3.   The Commerce Clause gives Congress the power:  “To regulate Commerce with foreign Nations, and among the several States, and with the Indian Tribes.”   U.S. CONST. art. 1, § 8, cl. 3.

4.   See also Cent. Greyhound Lines, Inc. v. Mealey, 334 U.S. 653, 655-56, 68 S.Ct. 1260, 92 L.Ed. 1633 (1948) (holding that a bus going to and from points in the same state but crossing into another state during the journey is engaged in interstate commerce within the meaning of the Commerce Clause).   The Missouri Supreme Court has likewise held that the transportation of passengers by boat on a boundary river in a continuous nonstop journey from and to the same point in Missouri during which the boat crosses into the waters of Illinois is interstate commerce.  City of St. Louis v. Streckfus, 505 S.W.2d 70, 73-74 (Mo.1974).

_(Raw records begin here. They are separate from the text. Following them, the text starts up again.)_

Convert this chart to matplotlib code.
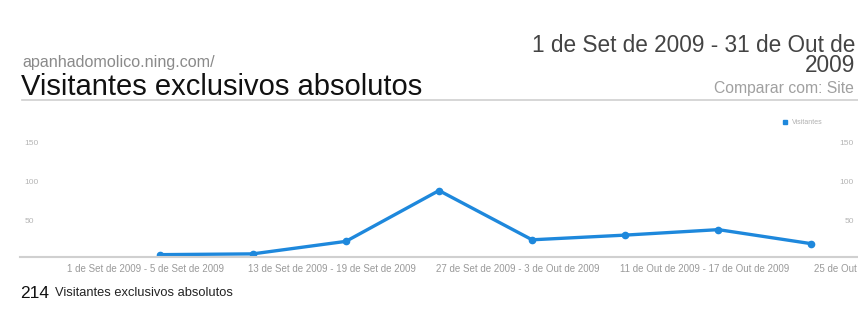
import matplotlib.pyplot as plt
from matplotlib.transforms import ScaledTranslation

plt.rcParams['font.family'] = ['Liberation Sans', 'DejaVu Sans']

weeks = [
    "1 de Set de 2009 - 5 de Set de 2009",
    "6 de Set de 2009 - 12 de Set de 2009",
    "13 de Set de 2009 - 19 de Set de 2009",
    "20 de Set de 2009 - 26 de Set de 2009",
    "27 de Set de 2009 - 3 de Out de 2009",
    "4 de Out de 2009 - 10 de Out de 2009",
    "11 de Out de 2009 - 17 de Out de 2009",
    "18 de Out de 2009 - 24 de Out de 2009",
    "25 de Out de 2009 - 31 de Out de 2009",
]
visitors = [3, 4, 20, 85, 22, 28, 35, 17]
yticks = [50, 100, 150]
total = 214

blue = '#1e88dc'

fig = plt.figure(figsize=(8.58, 3.25), dpi=100)
fig.patch.set_facecolor('white')

# header
fig.text(22 / 858, 1 - 62 / 325, "apanhadomolico.ning.com/", color='#8a8a8a',
         fontsize=11.6, va='center', ha='left')
fig.text(21 / 858, 1 - 87 / 325, "Visitantes exclusivos absolutos", color='#111111',
         fontsize=21, va='center', ha='left')
fig.text(855 / 858, 1 - 45 / 325, "1 de Set de 2009 - 31 de Out de", color='#444444',
         fontsize=16.3, va='center', ha='right')
fig.text(855 / 858, 1 - 66 / 325, "2009", color='#444444',
         fontsize=16.3, va='center', ha='right')
fig.text(854 / 858, 1 - 88 / 325, "Comparar com: Site", color='#a0a0a0',
         fontsize=11.3, va='center', ha='right')
fig.add_artist(plt.Line2D([22 / 858, 1], [1 - 100 / 325] * 2, color='#cfcfcf', lw=1.2))

# chart area
ax = fig.add_axes([20 / 858, 1 - 257 / 325, 838 / 858, 129 / 325])
x = list(range(len(visitors)))
ax.plot(x, visitors, color=blue, lw=2.4, marker='o', ms=4.5, solid_joinstyle='round')
ax.set_xlim(-1.5, 7.5)
ax.set_ylim(0, 165)

for side in ('top', 'left', 'right'):
    ax.spines[side].set_visible(False)
ax.spines['bottom'].set_color('#d0d0d0')
ax.spines['bottom'].set_linewidth(1.5)

ax.set_yticks(yticks)
ax.tick_params(axis='y', length=0, labelsize=6, labelcolor='#b5b5b5',
               left=False, right=False, labelleft=True, labelright=True, pad=-3)
for t in ax.yaxis.get_major_ticks():
    t.label1.set_ha('left')
    t.label1.set_va('top')
    t.label2.set_ha('right')
    t.label2.set_va('top')

ax.set_xticks(x[::2])
ax.set_xticklabels(weeks[:len(visitors)][::2])
ax.tick_params(axis='x', length=0, labelsize=7, labelcolor='#9a9a9a', pad=5)
shift = ScaledTranslation(-14 / 100, 0, fig.dpi_scale_trans)
for lab in ax.get_xticklabels():
    lab.set_transform(lab.get_transform() + shift)
# the last week runs past the right edge of the plot
ax.text(len(weeks) - 1, 0, weeks[-1], fontsize=7, color='#9a9a9a',
        ha='center', va='top', clip_on=False,
        transform=ax.get_xaxis_transform() +
        ScaledTranslation(-6 / 100, -7 / 100, fig.dpi_scale_trans))

# legend
ax.plot([], [], color=blue, marker='s', ls='none', ms=3.5, label='Visitantes')
leg = ax.legend(loc='upper right', bbox_to_anchor=(0.965, 1.115), frameon=False,
                fontsize=5, handletextpad=0.4, handlelength=1)
for t in leg.get_texts():
    t.set_color('#b0b0b0')

# footer
fig.text(20 / 858, 1 - 293 / 325, str(total), color='#111111', fontsize=12.5,
         va='center', ha='left')
fig.text(55 / 858, 1 - 293 / 325, "Visitantes exclusivos absolutos", color='#222222',
         fontsize=9.3, va='center', ha='left')

fig.savefig('out.png', dpi=100, facecolor='white')
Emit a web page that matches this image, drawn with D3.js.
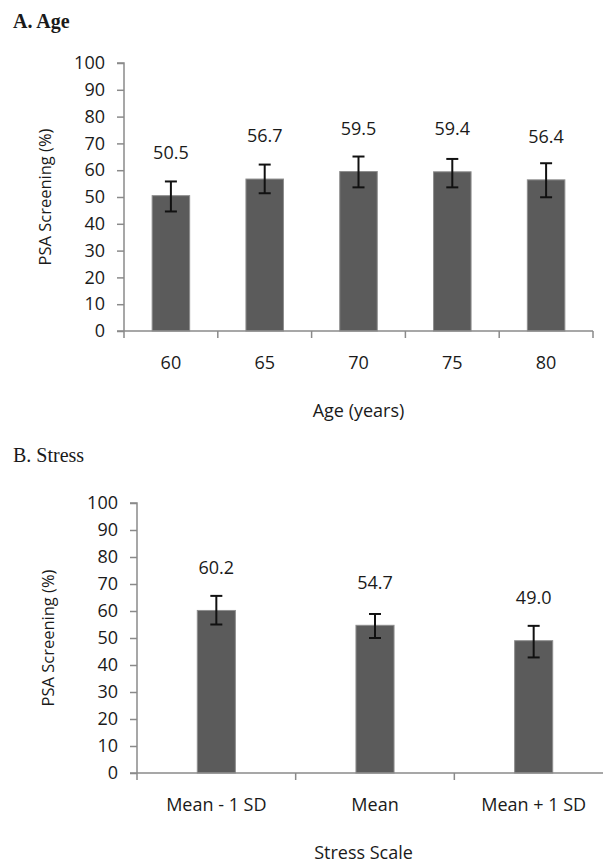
<!DOCTYPE html>
<html>
<head>
<meta charset="utf-8">
<script src="https://cdn.jsdelivr.net/npm/d3@7"></script>
<style>
  body { margin: 0; background: #fff; }
  svg text { font-family: "Open Sans", sans-serif; fill: #1a1a1a; }
  .title { font-family: "Liberation Serif", serif; }
</style>
</head>
<body>
<script>
// panel A - age
let ageCats = ["60", "65", "70", "75", "80"];
let ageVals = [50.5, 56.7, 59.5, 59.4, 56.4];
let ageLo = [44.6, 51.4, 53.6, 53.6, 49.9];
let ageHi = [55.8, 62.1, 65.1, 64.2, 62.6];

// panel B - stress
let stressCats = ["Mean - 1 SD", "Mean", "Mean + 1 SD"];
let stressVals = [60.2, 54.7, 49.0];
let stressLo = [55.0, 50.0, 42.8];
let stressHi = [65.6, 58.9, 54.5];

let yTicks = [0, 10, 20, 30, 40, 50, 60, 70, 80, 90, 100];

let svg = d3.select("body")
  .append("svg")
  .attr("width", 603)
  .attr("height", 865)

function drawPanel(opt) {
  let x = d3.scaleBand().domain(opt.cats).range([opt.left, opt.right]).paddingInner(0).paddingOuter(0)
  let y = d3.scaleLinear().domain([0, 100]).range([opt.bottom, opt.top])
  let g = svg.append("g")

  g.append("text")
    .attr("class", "title")
    .attr("x", 13)
    .attr("y", opt.titleY)
    .style("font-size", "20px")
    .style("font-weight", opt.bold ? "bold" : "normal")
    .text(opt.title)

  // bars
  let barW = x.bandwidth() * opt.barFrac
  g.selectAll("rect.bar")
    .data(opt.vals)
    .join("rect")
    .attr("class", "bar")
    .attr("x", (d, i) => x(opt.cats[i]) + (x.bandwidth() - barW) / 2)
    .attr("y", d => y(d))
    .attr("width", barW)
    .attr("height", d => y(0) - y(d))
    .attr("fill", "#5b5b5b")
    .attr("stroke", "#8e8e8e")
    .attr("stroke-width", 1)

  // error bars
  let cx = i => x(opt.cats[i]) + x.bandwidth() / 2
  let eb = g.selectAll("g.err").data(opt.vals).join("g").attr("class", "err")
    .attr("stroke", "#111").attr("stroke-width", 2)
  eb.append("line")
    .attr("x1", (d, i) => cx(i)).attr("x2", (d, i) => cx(i))
    .attr("y1", (d, i) => y(opt.lo[i])).attr("y2", (d, i) => y(opt.hi[i]))
  eb.append("line")
    .attr("x1", (d, i) => cx(i) - 6).attr("x2", (d, i) => cx(i) + 6)
    .attr("y1", (d, i) => y(opt.lo[i])).attr("y2", (d, i) => y(opt.lo[i]))
  eb.append("line")
    .attr("x1", (d, i) => cx(i) - 6).attr("x2", (d, i) => cx(i) + 6)
    .attr("y1", (d, i) => y(opt.hi[i])).attr("y2", (d, i) => y(opt.hi[i]))

  // value labels
  g.selectAll("text.val")
    .data(opt.vals)
    .join("text")
    .attr("class", "val")
    .attr("x", (d, i) => cx(i))
    .attr("y", d => y(d) - 43)
    .attr("dy", "0.35em")
    .attr("text-anchor", "middle")
    .style("font-size", "18px")
    .text(d => d.toFixed(1))

  // y axis
  let yAxis = g.append("g")
    .attr("transform", `translate(${opt.left},0)`)
    .call(d3.axisLeft(y).tickValues(yTicks).tickSize(7).tickPadding(12))
  yAxis.selectAll("path, line").attr("stroke", "#8a8a8a").attr("stroke-width", 1.5)
  yAxis.select("path").attr("d", `M-7,${y(100)}H0V${y(0)}`)
  yAxis.selectAll("text").style("font-size", "18px").style("font-family", "Open Sans").attr("fill", "#1a1a1a")

  // x axis
  let xAxis = g.append("g")
    .attr("transform", `translate(0,${opt.bottom})`)
    .call(d3.axisBottom(x).tickSize(0).tickPadding(25))
  xAxis.select("path").attr("stroke", "#8a8a8a").attr("stroke-width", 1.5)
    .attr("d", `M${opt.left - 7},0H${opt.right}`)
  xAxis.selectAll("text").style("font-size", "18px").style("font-family", "Open Sans").attr("fill", "#1a1a1a")
  xAxis.selectAll("line.sep")
    .data(d3.range(opt.cats.length + 1))
    .join("line")
    .attr("class", "sep")
    .attr("x1", i => opt.left + i * x.bandwidth())
    .attr("x2", i => opt.left + i * x.bandwidth())
    .attr("y1", 0).attr("y2", 7)
    .attr("stroke", "#8a8a8a").attr("stroke-width", 1.5)

  // axis titles
  g.append("text")
    .attr("x", (opt.left + opt.xTitleRight) / 2)
    .attr("y", opt.bottom + 80)
    .attr("dy", "0.35em")
    .attr("text-anchor", "middle")
    .style("font-size", "18px")
    .text(opt.xTitle)

  g.append("text")
    .attr("transform", `translate(${opt.yTitleX},${(opt.top + opt.bottom) / 2}) rotate(-90)`)
    .attr("dy", "0.35em")
    .attr("text-anchor", "middle")
    .style("font-size", "16.5px")
    .text("PSA Screening (%)")
}

drawPanel({
  title: "A. Age", titleY: 28, bold: true,
  cats: ageCats, vals: ageVals, lo: ageLo, hi: ageHi,
  left: 124, right: 593, top: 63, bottom: 331, barFrac: 0.4,
  xTitle: "Age (years)", xTitleRight: 593, yTitleX: 45
})

drawPanel({
  title: "B. Stress", titleY: 462, bold: false,
  cats: stressCats, vals: stressVals, lo: stressLo, hi: stressHi,
  left: 137, right: 613, top: 503, bottom: 773, barFrac: 0.24,
  xTitle: "Stress Scale", xTitleRight: 590, yTitleX: 48
})
</script>
</body>
</html>
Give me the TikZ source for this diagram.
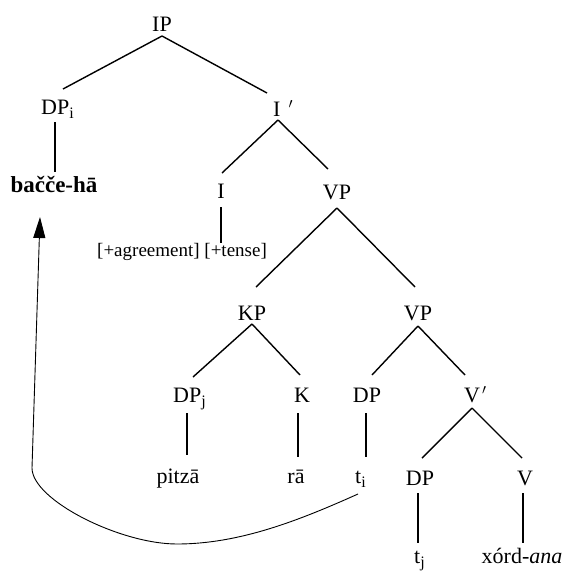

5.   The Court stated that Congress' use of the phrases “affecting commerce” or “involving commerce” evidences its intent “to regulate to the outer limits of its authority under the Commerce Clause,” but the phrases, “engaged in commerce” or “used in commerce,” have a more limited meaning.   Circuit City, 532 U.S. 105, 121 S.Ct. at 1309, 149 L.Ed.2d 234.

6.   A tax on instrumentalities of interstate commerce must meet four requirements:  (1) it can only be applied to an activity with a substantial nexus with the taxing state;  (2) it must be fairly apportioned;  (3) it cannot discriminate against interstate commerce;  and (4) it must be fairly related to the services provided by the state.  Complete Auto Transit, Inc. v. Brady, 430 U.S. 274, 279, 97 S.Ct. 1076, 51 L.Ed.2d 326 (1977).   A tax on foreign commerce must meet the requirements of taxation on interstate commerce, plus two additional requirements:  (1) it cannot create a risk of multiple taxation, or (2) impair federal uniformity.   Japan Line Ltd. v. County of Los Angeles, 441 U.S. 434, 451, 99 S.Ct. 1813, 60 L.Ed.2d 336 (1979).

7.   The Attorney General's office represents that this rule was promulgated eight days after the 1980 effective date of section 1760(41).